As per its terms of reference, the committee will suggest whether any changes are warranted given the existing framework and structure of the National Pension System (NPS), also called the new pension scheme, as applicable to government employees.
The committee will also suggest changes with a view to improve the pensionary benefits of government employees covered under NPS ensuring that fiscal prudence is maintained to protect common citizens, an office memorandum issued by Department of Expenditure said.
The committee, to be chaired by Somanathan, will also have Secretary, Department of Personnel and Training (DoPT); Special Secretary, Department of Expenditure; and Chairman of Pension Fund Regulatory and Development Authority (PFRDA) as its members.
Last month, Sitharaman, while speaking in the Lok Sabha during consideration of the Finance Bill, 2023, announced the formation of a committee to look into improving the system of pension for government employees — a move that comes against the backdrop of at least five Opposition-ruled states adopting the Old Pension Scheme.
The tussle between OPS and NPS has become a political hot-button given that this is an election year and Opposition-ruled states Himachal Pradesh, Punjab, Rajasthan, Chhattisgarh and Jharkhand have reverted to the Old Pension Scheme (OPS), which offers defined benefits.
In fact, last month, the BJP-Sena (Shinde faction) government in Maharashtra also gave its in-principle approval to extend monetary benefits of OPS to those under the NPS, with the state government likely to increase its share in the new scheme from 14 per cent to 20 per cent.At present, while the employee contribution to the scheme is 10 per cent, the government contribution stands at 14 per cent.
Under the NPS, which covers employees who joined service post January 2004, contributions are defined but benefits depend on the market.
In March, the Central government had informed Parliament that it is not considering any proposal to restore OPS in respect of its employees recruited after January 1, 2004.
The Centre, however, allowed a one-time option to a section of government employees to shift to OPS whose posts were advertised before the notification of the NPS in December 2003. Under the OPS, retired government employees get 50 per cent of their last drawn salary as monthly pension and the amount keeps increasing with hikes in dearness allowance rates.
The Central Government had introduced the NPS with effect from January 1, 2004, except for armed forces.
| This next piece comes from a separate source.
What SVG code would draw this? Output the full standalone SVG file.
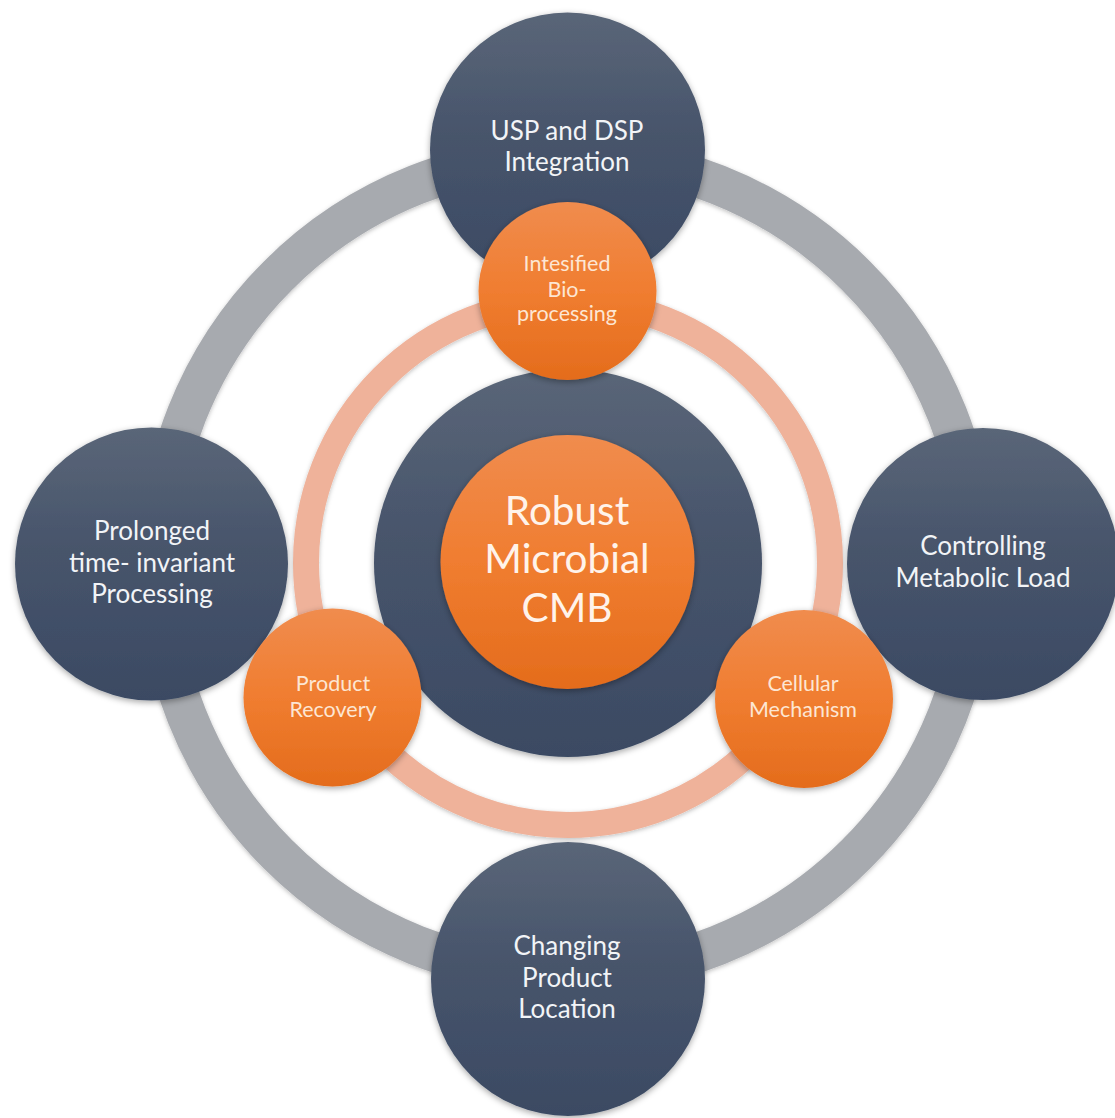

High pension payouts add to the burden of the exchequer and have fiscal implications, which was also pointed out by the Government in the recent hearing related to One Rank One Pension in the Supreme Court.
In January, the RBI had cautioned states against reverting to the OPS stating that it will add to their fiscal burden.
“The annual saving in fiscal resources that this move entails is short-lived. By postponing the current expenses, states risk the accumulation of unfunded pension liabilities in the coming years,” the RBI had said.
In February, The Indian Express had reported that Finance Ministry officials are exploring a model that combines elements of OPS and NPS, proposed by the YSRCP government in Andhra Pradesh.
As per the proposed pension model in Andhra Pradesh, called the Guaranteed Pension Scheme or GPS, employees can get a guaranteed pension of 33 percent of their last drawn salary if they contribute 10 percent of their basic salary every month which is matched by a 10 percent contribution by the state government. They can get a guaranteed pension of 40 percent of their last drawn salary, if they are willing to contribute a higher 14 percent of their salary every month, which will be matched by a 14 per cent government contribution.
As per the Budget estimates for 2022-23, states are expected to incur a 16 per cent rise in pension expenditure at Rs 4,63,436 crore in 2022-23 as against Rs 3,99,813 crore in the previous year.